February 02, 2017 / 12:56 IST
The government pegs FY18 fiscal deficit target at 3.2% of GDP, lower than 3.5% for FY17, but slightly higher than the self-committed target of 3% of GDP. Since primary deficit and debt-to-GDP ratio are likely to narrow next year, we do not find a breach in the deficit target concerning.
It is notable that the government has budgeted realistic to conservative growth in tax collection and avoided inclusion of any windfall receipts from the potential extinguishment of RBI's liabilities due to demonetization, which lends credibility to its receipts estimates. The disinvestment target of INR725b, however, still looks ambitious.
It was heartening to see the government resisting calls for populist measures. Total spending is budgeted to grow at 6.6%, implying that spending will fall to 12.7% of GDP, marking the lowest level since mid-1970s. Further, with the share of capital spending rising to a decade high of 14.4%, the spending quality is also good.
Overall, we believe that the government has tried to make the maximum impact at minimum cost by providing relief to the low-income individual tax payers and reducing corporate tax for small companies - the most affected sections of the society. The government has kept inflationary bias at bay and its realistic math adds to its credibility.
We also believe that a credible and economy-sensitive Budget opens the room for the RBI to deliver a rate cut next month.
Market strategyThe FY18 Union Budget was presented at a time of mounting uncertainties on both the global and domestic fronts. With demonetization temporarily disrupting the business environment and moderating economic growth, the market was expecting the government to respond with a dose of populism (cut in tax rates, rural packages, rise in tax deduction limits, etc.) in the budget. At the same time, anxiety was high around factors like LTCG and service tax hike. Against this backdrop, we believe the finance minister (FM) in his third budget has managed to achieve a fine balance without deviating from the fiscal prudence path. As expected, the budget had measures to clamp down on black money (ban on cash transactions beyond INR 3 lakh) and promote digitization.

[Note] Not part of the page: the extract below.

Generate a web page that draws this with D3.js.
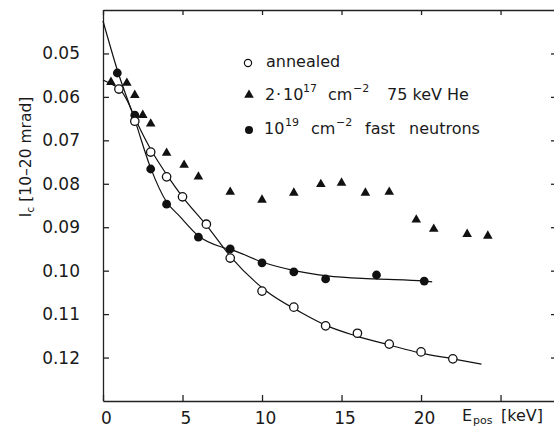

The FM provided relief to the low-income individual taxpayers and reduced corporate tax for small companies – the segments most impacted by demonetization, in our view. Given the context of muted private capex investment cycle, the onus of driving investment rests on the government. Thus, the FM is budgeting for another year of double-digit (10.7%) capex growth in FY18, with higher allocation toward Roads, Railways, Rural Housing, Affordable Housing, Agriculture, Social sector, etc. Despite this, the government has pegged total spending growth at 6.6% for FY18 – the lowest in the last 12 years. This is achieved by containing revenue expenditure and keeping inflationary forces at bay. This, we believe, opens the window for one more rate cut by the RBI.